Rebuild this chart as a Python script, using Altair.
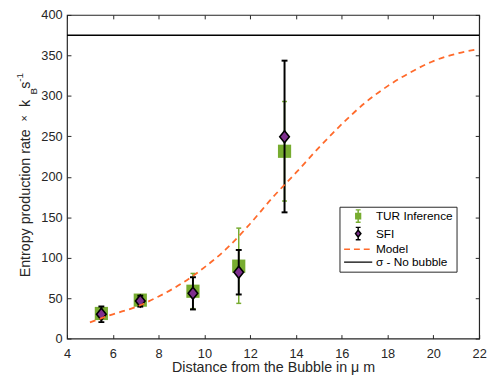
import altair as alt
import pandas as pd

# ---------------- data ----------------
tur_x = [5.5, 7.2, 9.5, 11.5, 13.5]
tur_y = [31.0, 47.5, 58.5, 89.5, 231.5]
tur_lo = [25.0, 43.0, 37.0, 43.5, 170.0]
tur_hi = [37.0, 52.0, 80.5, 136.5, 293.0]

sfi_x = [5.5, 7.2, 9.5, 11.5, 13.5]
sfi_y = [30.0, 46.5, 56.0, 82.0, 249.5]
sfi_lo = [20.3, 39.5, 36.0, 54.5, 156.0]
sfi_hi = [39.7, 53.0, 75.8, 109.5, 343.5]

model_x = [5, 6, 7, 8, 9, 10, 11, 12, 13, 14, 15, 16, 17, 18, 19, 20, 21, 21.8]
model_y = [20, 30, 39, 52, 68, 88, 112, 142, 175, 205, 236, 265, 291, 312, 329, 343, 352, 357]

sigma_nobubble = [375]

series = ["TUR Inference", "SFI", "Model", "σ - No bubble"]

x_ticks = [4, 6, 8, 10, 12, 14, 16, 18, 20, 22]
y_ticks = [0, 50, 100, 150, 200, 250, 300, 350, 400]

# ---------------- styling ----------------
GREEN = "#77AC30"
PURPLE = "#7E2F8E"
ORANGE = "#FF6A2B"
AX = "#262626"
FONT = "Liberation Sans"
W, H = 419, 329
TICK = 4

tur = pd.DataFrame({"x": tur_x, "y": tur_y, "lo": tur_lo, "hi": tur_hi})
sfi = pd.DataFrame({"x": sfi_x, "y": sfi_y, "lo": sfi_lo, "hi": sfi_hi})
model = pd.DataFrame({"x": model_x, "y": model_y})
sigma = pd.DataFrame({"s": sigma_nobubble})

xs = alt.Scale(domain=[4, 22], nice=False, zero=False)
ys = alt.Scale(domain=[0, 400], nice=False)


def x_axis():
    return alt.Axis(values=x_ticks, title="Distance from the Bubble in  μ m")


def y_axis():
    return alt.Axis(values=y_ticks, title=None)


def X(f="x"):
    return alt.X(f + ":Q", scale=xs, axis=x_axis())


def Y(f="y"):
    return alt.Y(f + ":Q", scale=ys, axis=y_axis())


tur_bar = alt.Chart(tur).mark_rule(color=GREEN, strokeWidth=1.5).encode(
    x=X(), y=Y("lo"), y2="hi:Q")
tur_cap_lo = alt.Chart(tur).mark_tick(color=GREEN, orient="horizontal", size=5,
                                      thickness=1.5, opacity=1).encode(x=X(), y=Y("lo"))
tur_cap_hi = alt.Chart(tur).mark_tick(color=GREEN, orient="horizontal", size=5,
                                      thickness=1.5, opacity=1).encode(x=X(), y=Y("hi"))
tur_pt = alt.Chart(tur).mark_square(color=GREEN, size=180, opacity=1).encode(x=X(), y=Y())

sfi_bar = alt.Chart(sfi).mark_rule(color="black", strokeWidth=2).encode(
    x=X(), y=Y("lo"), y2="hi:Q")
sfi_cap_lo = alt.Chart(sfi).mark_tick(color="black", orient="horizontal", size=6,
                                      thickness=2, opacity=1).encode(x=X(), y=Y("lo"))
sfi_cap_hi = alt.Chart(sfi).mark_tick(color="black", orient="horizontal", size=6,
                                      thickness=2, opacity=1).encode(x=X(), y=Y("hi"))
diamond = "M0,-1L0.8,0L0,1L-0.8,0Z"
sfi_pt = alt.Chart(sfi).mark_point(shape=diamond, filled=True, fill=PURPLE,
                                   stroke="black", strokeWidth=1.6, size=150,
                                   opacity=1).encode(x=X(), y=Y())

model_line = alt.Chart(model).mark_line(color=ORANGE, strokeWidth=1.8,
                                        strokeDash=[6, 4.5],
                                        interpolate="monotone").encode(x=X(), y=Y())

sigma_line = alt.Chart(sigma).mark_rule(color="black", strokeWidth=1.6).encode(y=Y("s"))

# ---------------- legend (driven by scales, no visible data) ----------------
tur_path = ("M0,-1.15V1.15M-0.45,-1.15H0.45M-0.45,1.15H0.45"
            "M-0.44,-0.48H0.44V0.48H-0.44Z")
sfi_path = ("M0,-1.15V-0.64M0,0.64V1.15M-0.45,-1.15H0.45M-0.45,1.15H0.45"
            "M0,-0.64L0.5,0L0,0.64L-0.5,0Z")
line_path = "M-2.6,0H2.6"

leg = alt.Legend(title=None, orient="none", legendX=277, legendY=195,
                 padding=3, strokeColor=AX, fillColor="white",
                 labelFont=FONT, labelFontSize=12, labelColor="black",
                 symbolOffset=9.5, labelOffset=11.5, symbolSize=121,
                 symbolStrokeWidth=1.5, rowPadding=-1.2)
legend_layer = alt.Chart(pd.DataFrame({"series": series})).transform_filter(
    "false").mark_point(opacity=1).encode(
    shape=alt.Shape("series:N", scale=alt.Scale(
        domain=series, range=[tur_path, sfi_path, line_path, line_path]), legend=leg),
    fill=alt.Fill("series:N", scale=alt.Scale(
        domain=series, range=[GREEN, PURPLE, "transparent", "transparent"]), legend=leg),
    stroke=alt.Stroke("series:N", scale=alt.Scale(
        domain=series, range=[GREEN, "black", ORANGE, "black"]), legend=leg),
    strokeDash=alt.StrokeDash("series:N", scale=alt.Scale(
        domain=series, range=[[1, 0], [1, 0], [6, 4], [1, 0]]), legend=leg),
)

# ---------------- y-axis title pieces (k_B s^-1) ----------------
one = pd.DataFrame({"a": [0]})


def txt(s, x, y, size, align="center"):
    return alt.Chart(one).mark_text(text=s, angle=270, align=align,
                                    baseline="alphabetic", font=FONT,
                                    fontSize=size, color=AX).encode(
        x=alt.value(x), y=alt.value(y))


ytitle = [
    txt("Entropy production rate", -38, 191.5, 14.5),
    txt("×", -40, 105, 11),
    txt("k", -38, 90, 14.5),
    txt("B", -31, 77.5, 10),
    txt("s", -38, 71.5, 14.5),
    txt("-1", -45, 63.5, 10),
]

chart = alt.layer(
    tur_bar, tur_cap_lo, tur_cap_hi, tur_pt,
    sfi_bar, sfi_cap_lo, sfi_cap_hi, sfi_pt,
    model_line, sigma_line, legend_layer, *ytitle
).properties(
    width=W, height=H,
    background="white",
    autosize=alt.AutoSizeParams(type="none"),
    padding={"left": 60, "top": 4, "right": 10, "bottom": 35},
).configure_view(
    stroke=AX, strokeWidth=1.2
).configure_axis(
    domain=False, ticks=False, grid=True, gridColor=AX, gridOpacity=1,
    gridWidth=1, labelFlush=False, labelFont=FONT, labelFontSize=13,
    labelColor=AX, titleFont=FONT, titleFontSize=14.5,
    titleFontWeight="normal", titleColor=AX,
).configure_axisX(
    gridDash=[TICK, H - 2 * TICK, TICK, 2000], labelPadding=9, titlePadding=1,
).configure_axisY(
    gridDash=[TICK, W - 2 * TICK, TICK, 2000], labelPadding=5,
)

chart.save("out.html", embed_options={"renderer": "svg", "actions": False})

——————————

> [Problem to solve] Set the data above down again exactly as given, with no pictures.

> [Task response]
Rebuild this chart as a Python script, using Altair.
import altair as alt
import pandas as pd

# ---------------- data ----------------
tur_x = [5.5, 7.2, 9.5, 11.5, 13.5]
tur_y = [31.0, 47.5, 58.5, 89.5, 231.5]
tur_lo = [25.0, 43.0, 37.0, 43.5, 170.0]
tur_hi = [37.0, 52.0, 80.5, 136.5, 293.0]

sfi_x = [5.5, 7.2, 9.5, 11.5, 13.5]
sfi_y = [30.0, 46.5, 56.0, 82.0, 249.5]
sfi_lo = [20.3, 39.5, 36.0, 54.5, 156.0]
sfi_hi = [39.7, 53.0, 75.8, 109.5, 343.5]

model_x = [5, 6, 7, 8, 9, 10, 11, 12, 13, 14, 15, 16, 17, 18, 19, 20, 21, 21.8]
model_y = [20, 30, 39, 52, 68, 88, 112, 142, 175, 205, 236, 265, 291, 312, 329, 343, 352, 357]

sigma_nobubble = [375]

series = ["TUR Inference", "SFI", "Model", "σ - No bubble"]

x_ticks = [4, 6, 8, 10, 12, 14, 16, 18, 20, 22]
y_ticks = [0, 50, 100, 150, 200, 250, 300, 350, 400]

# ---------------- styling ----------------
GREEN = "#77AC30"
PURPLE = "#7E2F8E"
ORANGE = "#FF6A2B"
AX = "#262626"
FONT = "Liberation Sans"
W, H = 419, 329
TICK = 4

tur = pd.DataFrame({"x": tur_x, "y": tur_y, "lo": tur_lo, "hi": tur_hi})
sfi = pd.DataFrame({"x": sfi_x, "y": sfi_y, "lo": sfi_lo, "hi": sfi_hi})
model = pd.DataFrame({"x": model_x, "y": model_y})
sigma = pd.DataFrame({"s": sigma_nobubble})

xs = alt.Scale(domain=[4, 22], nice=False, zero=False)
ys = alt.Scale(domain=[0, 400], nice=False)


def x_axis():
    return alt.Axis(values=x_ticks, title="Distance from the Bubble in  μ m")


def y_axis():
    return alt.Axis(values=y_ticks, title=None)


def X(f="x"):
    return alt.X(f + ":Q", scale=xs, axis=x_axis())


def Y(f="y"):
    return alt.Y(f + ":Q", scale=ys, axis=y_axis())


tur_bar = alt.Chart(tur).mark_rule(color=GREEN, strokeWidth=1.5).encode(
    x=X(), y=Y("lo"), y2="hi:Q")
tur_cap_lo = alt.Chart(tur).mark_tick(color=GREEN, orient="horizontal", size=5,
                                      thickness=1.5, opacity=1).encode(x=X(), y=Y("lo"))
tur_cap_hi = alt.Chart(tur).mark_tick(color=GREEN, orient="horizontal", size=5,
                                      thickness=1.5, opacity=1).encode(x=X(), y=Y("hi"))
tur_pt = alt.Chart(tur).mark_square(color=GREEN, size=180, opacity=1).encode(x=X(), y=Y())

sfi_bar = alt.Chart(sfi).mark_rule(color="black", strokeWidth=2).encode(
    x=X(), y=Y("lo"), y2="hi:Q")
sfi_cap_lo = alt.Chart(sfi).mark_tick(color="black", orient="horizontal", size=6,
                                      thickness=2, opacity=1).encode(x=X(), y=Y("lo"))
sfi_cap_hi = alt.Chart(sfi).mark_tick(color="black", orient="horizontal", size=6,
                                      thickness=2, opacity=1).encode(x=X(), y=Y("hi"))
diamond = "M0,-1L0.8,0L0,1L-0.8,0Z"
sfi_pt = alt.Chart(sfi).mark_point(shape=diamond, filled=True, fill=PURPLE,
                                   stroke="black", strokeWidth=1.6, size=150,
                                   opacity=1).encode(x=X(), y=Y())

model_line = alt.Chart(model).mark_line(color=ORANGE, strokeWidth=1.8,
                                        strokeDash=[6, 4.5],
                                        interpolate="monotone").encode(x=X(), y=Y())

sigma_line = alt.Chart(sigma).mark_rule(color="black", strokeWidth=1.6).encode(y=Y("s"))

# ---------------- legend (driven by scales, no visible data) ----------------
tur_path = ("M0,-1.15V1.15M-0.45,-1.15H0.45M-0.45,1.15H0.45"
            "M-0.44,-0.48H0.44V0.48H-0.44Z")
sfi_path = ("M0,-1.15V-0.64M0,0.64V1.15M-0.45,-1.15H0.45M-0.45,1.15H0.45"
            "M0,-0.64L0.5,0L0,0.64L-0.5,0Z")
line_path = "M-2.6,0H2.6"

leg = alt.Legend(title=None, orient="none", legendX=277, legendY=195,
                 padding=3, strokeColor=AX, fillColor="white",
                 labelFont=FONT, labelFontSize=12, labelColor="black",
                 symbolOffset=9.5, labelOffset=11.5, symbolSize=121,
                 symbolStrokeWidth=1.5, rowPadding=-1.2)
legend_layer = alt.Chart(pd.DataFrame({"series": series})).transform_filter(
    "false").mark_point(opacity=1).encode(
    shape=alt.Shape("series:N", scale=alt.Scale(
        domain=series, range=[tur_path, sfi_path, line_path, line_path]), legend=leg),
    fill=alt.Fill("series:N", scale=alt.Scale(
        domain=series, range=[GREEN, PURPLE, "transparent", "transparent"]), legend=leg),
    stroke=alt.Stroke("series:N", scale=alt.Scale(
        domain=series, range=[GREEN, "black", ORANGE, "black"]), legend=leg),
    strokeDash=alt.StrokeDash("series:N", scale=alt.Scale(
        domain=series, range=[[1, 0], [1, 0], [6, 4], [1, 0]]), legend=leg),
)

# ---------------- y-axis title pieces (k_B s^-1) ----------------
one = pd.DataFrame({"a": [0]})


def txt(s, x, y, size, align="center"):
    return alt.Chart(one).mark_text(text=s, angle=270, align=align,
                                    baseline="alphabetic", font=FONT,
                                    fontSize=size, color=AX).encode(
        x=alt.value(x), y=alt.value(y))


ytitle = [
    txt("Entropy production rate", -38, 191.5, 14.5),
    txt("×", -40, 105, 11),
    txt("k", -38, 90, 14.5),
    txt("B", -31, 77.5, 10),
    txt("s", -38, 71.5, 14.5),
    txt("-1", -45, 63.5, 10),
]

chart = alt.layer(
    tur_bar, tur_cap_lo, tur_cap_hi, tur_pt,
    sfi_bar, sfi_cap_lo, sfi_cap_hi, sfi_pt,
    model_line, sigma_line, legend_layer, *ytitle
).properties(
    width=W, height=H,
    background="white",
    autosize=alt.AutoSizeParams(type="none"),
    padding={"left": 60, "top": 4, "right": 10, "bottom": 35},
).configure_view(
    stroke=AX, strokeWidth=1.2
).configure_axis(
    domain=False, ticks=False, grid=True, gridColor=AX, gridOpacity=1,
    gridWidth=1, labelFlush=False, labelFont=FONT, labelFontSize=13,
    labelColor=AX, titleFont=FONT, titleFontSize=14.5,
    titleFontWeight="normal", titleColor=AX,
).configure_axisX(
    gridDash=[TICK, H - 2 * TICK, TICK, 2000], labelPadding=9, titlePadding=1,
).configure_axisY(
    gridDash=[TICK, W - 2 * TICK, TICK, 2000], labelPadding=5,
)

chart.save("out.html", embed_options={"renderer": "svg", "actions": False})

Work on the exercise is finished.